End of summer tax tips for business owners. As the federal business tax deadline for pass-throughs with extensions is approaching on September 15th, we summarized the following relevant tax saving tips and reminders.


Did you receive a large refund for 2019? If so, you’re part of the great majority of individuals who have too much withheld from their paychecks. This is evidenced by the hundreds of billions of dollars in tax refunds the IRS issues each year. Over-withholding gives you a nice chunk of change at tax time, but less money in your pocket the rest of the year.

If you ended up owing IRS instead, consider increasing your withholding by updating your W-4 with your employer or payroll provider. For those woh own an S Corp, make sure you pay yourself a “reasonable salary” and increase your withholding on your W-4. If you have an LLC or partnership, since you considered self-employed and cannot be on payroll through the LLC, we suggest making quarterly estimated tax payments (more on that below).


If you are self-employed and want to avoid the Estimated Tax Penalty, or have any side income that will significantly change your 2020 taxable income, we recommend that you make a Third-Quarter payment by the deadline of September 15th. You can make the payment on the IRS website. Click on Make a Payment. Under Reason for Payment, select Estimated Tax in the drop-down menu.

How much should you pay?

Calculate last year’s tax total tax, divided by four, minus any withholding you have contributed in that quarter via W-2.


You can effectively eliminate your entire tax liability by giving to charity. Usually up to the amount of your adjusted gross income. The CARES Act provides the following significant tax relief and charitable giving benefits:

  • Makes a new charitable deduction available to individual taxpayers. Those who cannot deduct any charity because they do not qualify to itemize deductions. This new benefit allows for a charitable deduction of up to $300 per individual.
  • For 2020, the Act provides incentives for both individuals and corporations. This is done by suspending the AGI limits for cash contributions to charities.
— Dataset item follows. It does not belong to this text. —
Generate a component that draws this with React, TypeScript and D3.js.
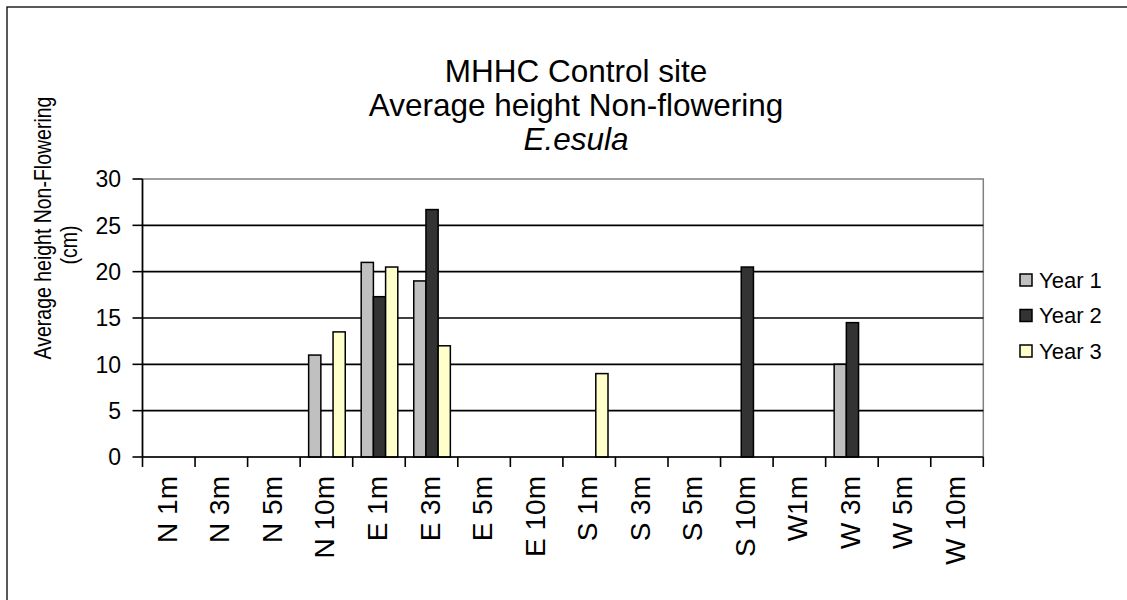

Now the deduction is increased to:
    • 100% of their adjusted gross income for individual taxpayers who itemize their deductions. (Deduction for qualified charitable contributions made by itemizing individual donors is usually limited to 60% of their adjusted gross income.)
    • 25% of taxable income for corporations. (Up from 10%).

In order to qualify for these enhanced tax benefits, both individual and corporate taxpayers must make a cash donation to a public charity (as always, with a few exceptions).


For those whose employer offers a 401(K) with a company match, try to take advantage of this and get the maximum match.

If your employer does not offer the company match or you are self-employed, skip the 401(K) at first and start with an IRA. If you favor an immediate tax break, consider a Traditional IRA, which will reduce your taxable income by the amount of your contribution.

Alternatively, a Roth IRA does not give you an immediate tax deduction, but it gives you tax-free growth on your investments and tax-free withdrawals in retirement. Keep in mind there are income limits to your IRA contributions.